» Exercise instructions
Each line of the material below should be reproduced exactly.

» Supplied material
☆ ☆ ☆ ☆ ☆ ☆ ☆

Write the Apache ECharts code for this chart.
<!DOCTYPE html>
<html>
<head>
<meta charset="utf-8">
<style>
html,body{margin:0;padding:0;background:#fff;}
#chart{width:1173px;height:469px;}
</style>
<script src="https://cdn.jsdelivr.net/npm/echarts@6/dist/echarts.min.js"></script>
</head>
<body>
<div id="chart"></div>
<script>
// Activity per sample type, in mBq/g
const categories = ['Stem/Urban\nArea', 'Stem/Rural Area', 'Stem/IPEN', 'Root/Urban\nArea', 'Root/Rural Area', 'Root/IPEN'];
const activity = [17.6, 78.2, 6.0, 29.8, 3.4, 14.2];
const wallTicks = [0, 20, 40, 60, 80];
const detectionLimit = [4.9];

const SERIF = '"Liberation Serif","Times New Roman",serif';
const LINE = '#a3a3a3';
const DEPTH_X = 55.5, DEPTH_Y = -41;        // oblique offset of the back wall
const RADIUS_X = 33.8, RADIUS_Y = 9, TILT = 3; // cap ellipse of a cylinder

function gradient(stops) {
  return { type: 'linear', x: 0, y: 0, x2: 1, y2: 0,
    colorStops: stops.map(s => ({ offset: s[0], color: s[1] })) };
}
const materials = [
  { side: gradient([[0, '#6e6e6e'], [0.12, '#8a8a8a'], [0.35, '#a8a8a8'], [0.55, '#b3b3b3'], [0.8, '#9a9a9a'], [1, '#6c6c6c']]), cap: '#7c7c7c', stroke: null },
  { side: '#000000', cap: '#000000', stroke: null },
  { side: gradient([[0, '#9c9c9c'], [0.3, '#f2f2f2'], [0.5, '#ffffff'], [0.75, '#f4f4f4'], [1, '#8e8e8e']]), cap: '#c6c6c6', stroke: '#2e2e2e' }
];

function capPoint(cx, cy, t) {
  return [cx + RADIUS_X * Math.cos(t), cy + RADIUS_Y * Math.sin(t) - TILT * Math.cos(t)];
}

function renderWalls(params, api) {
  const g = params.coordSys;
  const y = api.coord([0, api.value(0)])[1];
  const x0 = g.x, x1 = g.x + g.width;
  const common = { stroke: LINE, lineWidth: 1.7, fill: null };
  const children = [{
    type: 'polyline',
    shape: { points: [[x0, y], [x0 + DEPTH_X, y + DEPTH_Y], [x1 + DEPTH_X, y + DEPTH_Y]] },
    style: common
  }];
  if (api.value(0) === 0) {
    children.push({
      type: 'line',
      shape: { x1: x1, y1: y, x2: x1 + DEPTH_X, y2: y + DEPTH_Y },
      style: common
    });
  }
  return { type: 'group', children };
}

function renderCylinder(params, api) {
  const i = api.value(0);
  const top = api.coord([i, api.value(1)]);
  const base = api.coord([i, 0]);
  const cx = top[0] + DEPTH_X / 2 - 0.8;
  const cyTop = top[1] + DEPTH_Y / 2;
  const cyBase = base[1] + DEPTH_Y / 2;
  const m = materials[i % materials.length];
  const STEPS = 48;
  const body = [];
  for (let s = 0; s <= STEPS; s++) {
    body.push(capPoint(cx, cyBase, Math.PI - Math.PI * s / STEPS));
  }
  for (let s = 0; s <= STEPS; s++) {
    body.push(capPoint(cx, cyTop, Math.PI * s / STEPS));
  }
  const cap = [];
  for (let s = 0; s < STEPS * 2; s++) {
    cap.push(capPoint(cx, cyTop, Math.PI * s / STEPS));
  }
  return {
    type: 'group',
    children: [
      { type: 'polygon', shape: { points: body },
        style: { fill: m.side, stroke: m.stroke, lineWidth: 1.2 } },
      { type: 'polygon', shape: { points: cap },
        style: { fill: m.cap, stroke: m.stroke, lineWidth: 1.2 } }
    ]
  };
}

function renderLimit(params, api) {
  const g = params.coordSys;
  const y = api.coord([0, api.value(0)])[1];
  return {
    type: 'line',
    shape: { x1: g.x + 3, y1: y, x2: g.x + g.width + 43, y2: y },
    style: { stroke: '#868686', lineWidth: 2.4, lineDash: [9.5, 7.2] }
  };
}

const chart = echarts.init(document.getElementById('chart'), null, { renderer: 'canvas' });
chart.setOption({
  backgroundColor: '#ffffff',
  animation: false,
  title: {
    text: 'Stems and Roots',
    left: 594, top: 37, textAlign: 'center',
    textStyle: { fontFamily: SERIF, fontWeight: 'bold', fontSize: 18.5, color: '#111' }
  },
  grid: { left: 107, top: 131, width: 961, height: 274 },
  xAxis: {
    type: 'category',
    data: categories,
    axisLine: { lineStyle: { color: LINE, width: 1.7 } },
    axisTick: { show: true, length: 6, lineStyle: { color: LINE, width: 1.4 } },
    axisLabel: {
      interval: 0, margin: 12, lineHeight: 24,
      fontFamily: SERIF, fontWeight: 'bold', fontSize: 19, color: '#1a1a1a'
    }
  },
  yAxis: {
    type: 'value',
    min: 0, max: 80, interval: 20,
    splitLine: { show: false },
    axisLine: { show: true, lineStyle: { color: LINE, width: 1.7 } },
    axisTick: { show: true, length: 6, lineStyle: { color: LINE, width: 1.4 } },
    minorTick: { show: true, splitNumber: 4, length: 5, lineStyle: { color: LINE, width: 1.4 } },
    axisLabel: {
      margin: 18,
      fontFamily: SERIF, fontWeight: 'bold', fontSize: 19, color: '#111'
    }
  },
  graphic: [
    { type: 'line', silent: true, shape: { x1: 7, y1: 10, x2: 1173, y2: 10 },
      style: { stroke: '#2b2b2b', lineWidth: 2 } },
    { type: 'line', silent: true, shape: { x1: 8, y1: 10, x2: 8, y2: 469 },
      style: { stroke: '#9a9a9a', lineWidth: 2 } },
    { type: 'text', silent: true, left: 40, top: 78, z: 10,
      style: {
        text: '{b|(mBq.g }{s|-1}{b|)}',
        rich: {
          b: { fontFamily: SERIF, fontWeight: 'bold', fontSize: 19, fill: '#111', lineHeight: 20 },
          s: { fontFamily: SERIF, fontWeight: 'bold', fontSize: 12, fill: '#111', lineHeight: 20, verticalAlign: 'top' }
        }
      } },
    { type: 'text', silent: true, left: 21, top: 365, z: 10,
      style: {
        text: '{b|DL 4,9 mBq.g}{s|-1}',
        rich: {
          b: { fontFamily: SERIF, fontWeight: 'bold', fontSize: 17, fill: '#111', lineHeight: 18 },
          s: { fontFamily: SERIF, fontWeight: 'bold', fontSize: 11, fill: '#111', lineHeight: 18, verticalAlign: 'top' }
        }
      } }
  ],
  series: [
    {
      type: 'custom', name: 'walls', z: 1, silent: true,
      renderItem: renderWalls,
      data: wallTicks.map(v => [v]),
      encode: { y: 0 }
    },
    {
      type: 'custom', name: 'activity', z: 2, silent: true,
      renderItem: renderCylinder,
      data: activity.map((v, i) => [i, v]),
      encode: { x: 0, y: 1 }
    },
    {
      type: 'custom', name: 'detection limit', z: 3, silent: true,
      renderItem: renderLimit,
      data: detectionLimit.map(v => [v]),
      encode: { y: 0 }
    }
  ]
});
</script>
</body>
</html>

☆ ☆ ☆ ☆ ☆ ☆ ☆

» Result of this task
Write the Apache ECharts code for this chart.
<!DOCTYPE html>
<html>
<head>
<meta charset="utf-8">
<style>
html,body{margin:0;padding:0;background:#fff;}
#chart{width:1173px;height:469px;}
</style>
<script src="https://cdn.jsdelivr.net/npm/echarts@6/dist/echarts.min.js"></script>
</head>
<body>
<div id="chart"></div>
<script>
// Activity per sample type, in mBq/g
const categories = ['Stem/Urban\nArea', 'Stem/Rural Area', 'Stem/IPEN', 'Root/Urban\nArea', 'Root/Rural Area', 'Root/IPEN'];
const activity = [17.6, 78.2, 6.0, 29.8, 3.4, 14.2];
const wallTicks = [0, 20, 40, 60, 80];
const detectionLimit = [4.9];

const SERIF = '"Liberation Serif","Times New Roman",serif';
const LINE = '#a3a3a3';
const DEPTH_X = 55.5, DEPTH_Y = -41;        // oblique offset of the back wall
const RADIUS_X = 33.8, RADIUS_Y = 9, TILT = 3; // cap ellipse of a cylinder

function gradient(stops) {
  return { type: 'linear', x: 0, y: 0, x2: 1, y2: 0,
    colorStops: stops.map(s => ({ offset: s[0], color: s[1] })) };
}
const materials = [
  { side: gradient([[0, '#6e6e6e'], [0.12, '#8a8a8a'], [0.35, '#a8a8a8'], [0.55, '#b3b3b3'], [0.8, '#9a9a9a'], [1, '#6c6c6c']]), cap: '#7c7c7c', stroke: null },
  { side: '#000000', cap: '#000000', stroke: null },
  { side: gradient([[0, '#9c9c9c'], [0.3, '#f2f2f2'], [0.5, '#ffffff'], [0.75, '#f4f4f4'], [1, '#8e8e8e']]), cap: '#c6c6c6', stroke: '#2e2e2e' }
];

function capPoint(cx, cy, t) {
  return [cx + RADIUS_X * Math.cos(t), cy + RADIUS_Y * Math.sin(t) - TILT * Math.cos(t)];
}

function renderWalls(params, api) {
  const g = params.coordSys;
  const y = api.coord([0, api.value(0)])[1];
  const x0 = g.x, x1 = g.x + g.width;
  const common = { stroke: LINE, lineWidth: 1.7, fill: null };
  const children = [{
    type: 'polyline',
    shape: { points: [[x0, y], [x0 + DEPTH_X, y + DEPTH_Y], [x1 + DEPTH_X, y + DEPTH_Y]] },
    style: common
  }];
  if (api.value(0) === 0) {
    children.push({
      type: 'line',
      shape: { x1: x1, y1: y, x2: x1 + DEPTH_X, y2: y + DEPTH_Y },
      style: common
    });
  }
  return { type: 'group', children };
}

function renderCylinder(params, api) {
  const i = api.value(0);
  const top = api.coord([i, api.value(1)]);
  const base = api.coord([i, 0]);
  const cx = top[0] + DEPTH_X / 2 - 0.8;
  const cyTop = top[1] + DEPTH_Y / 2;
  const cyBase = base[1] + DEPTH_Y / 2;
  const m = materials[i % materials.length];
  const STEPS = 48;
  const body = [];
  for (let s = 0; s <= STEPS; s++) {
    body.push(capPoint(cx, cyBase, Math.PI - Math.PI * s / STEPS));
  }
  for (let s = 0; s <= STEPS; s++) {
    body.push(capPoint(cx, cyTop, Math.PI * s / STEPS));
  }
  const cap = [];
  for (let s = 0; s < STEPS * 2; s++) {
    cap.push(capPoint(cx, cyTop, Math.PI * s / STEPS));
  }
  return {
    type: 'group',
    children: [
      { type: 'polygon', shape: { points: body },
        style: { fill: m.side, stroke: m.stroke, lineWidth: 1.2 } },
      { type: 'polygon', shape: { points: cap },
        style: { fill: m.cap, stroke: m.stroke, lineWidth: 1.2 } }
    ]
  };
}

function renderLimit(params, api) {
  const g = params.coordSys;
  const y = api.coord([0, api.value(0)])[1];
  return {
    type: 'line',
    shape: { x1: g.x + 3, y1: y, x2: g.x + g.width + 43, y2: y },
    style: { stroke: '#868686', lineWidth: 2.4, lineDash: [9.5, 7.2] }
  };
}

const chart = echarts.init(document.getElementById('chart'), null, { renderer: 'canvas' });
chart.setOption({
  backgroundColor: '#ffffff',
  animation: false,
  title: {
    text: 'Stems and Roots',
    left: 594, top: 37, textAlign: 'center',
    textStyle: { fontFamily: SERIF, fontWeight: 'bold', fontSize: 18.5, color: '#111' }
  },
  grid: { left: 107, top: 131, width: 961, height: 274 },
  xAxis: {
    type: 'category',
    data: categories,
    axisLine: { lineStyle: { color: LINE, width: 1.7 } },
    axisTick: { show: true, length: 6, lineStyle: { color: LINE, width: 1.4 } },
    axisLabel: {
      interval: 0, margin: 12, lineHeight: 24,
      fontFamily: SERIF, fontWeight: 'bold', fontSize: 19, color: '#1a1a1a'
    }
  },
  yAxis: {
    type: 'value',
    min: 0, max: 80, interval: 20,
    splitLine: { show: false },
    axisLine: { show: true, lineStyle: { color: LINE, width: 1.7 } },
    axisTick: { show: true, length: 6, lineStyle: { color: LINE, width: 1.4 } },
    minorTick: { show: true, splitNumber: 4, length: 5, lineStyle: { color: LINE, width: 1.4 } },
    axisLabel: {
      margin: 18,
      fontFamily: SERIF, fontWeight: 'bold', fontSize: 19, color: '#111'
    }
  },
  graphic: [
    { type: 'line', silent: true, shape: { x1: 7, y1: 10, x2: 1173, y2: 10 },
      style: { stroke: '#2b2b2b', lineWidth: 2 } },
    { type: 'line', silent: true, shape: { x1: 8, y1: 10, x2: 8, y2: 469 },
      style: { stroke: '#9a9a9a', lineWidth: 2 } },
    { type: 'text', silent: true, left: 40, top: 78, z: 10,
      style: {
        text: '{b|(mBq.g }{s|-1}{b|)}',
        rich: {
          b: { fontFamily: SERIF, fontWeight: 'bold', fontSize: 19, fill: '#111', lineHeight: 20 },
          s: { fontFamily: SERIF, fontWeight: 'bold', fontSize: 12, fill: '#111', lineHeight: 20, verticalAlign: 'top' }
        }
      } },
    { type: 'text', silent: true, left: 21, top: 365, z: 10,
      style: {
        text: '{b|DL 4,9 mBq.g}{s|-1}',
        rich: {
          b: { fontFamily: SERIF, fontWeight: 'bold', fontSize: 17, fill: '#111', lineHeight: 18 },
          s: { fontFamily: SERIF, fontWeight: 'bold', fontSize: 11, fill: '#111', lineHeight: 18, verticalAlign: 'top' }
        }
      } }
  ],
  series: [
    {
      type: 'custom', name: 'walls', z: 1, silent: true,
      renderItem: renderWalls,
      data: wallTicks.map(v => [v]),
      encode: { y: 0 }
    },
    {
      type: 'custom', name: 'activity', z: 2, silent: true,
      renderItem: renderCylinder,
      data: activity.map((v, i) => [i, v]),
      encode: { x: 0, y: 1 }
    },
    {
      type: 'custom', name: 'detection limit', z: 3, silent: true,
      renderItem: renderLimit,
      data: detectionLimit.map(v => [v]),
      encode: { y: 0 }
    }
  ]
});
</script>
</body>
</html>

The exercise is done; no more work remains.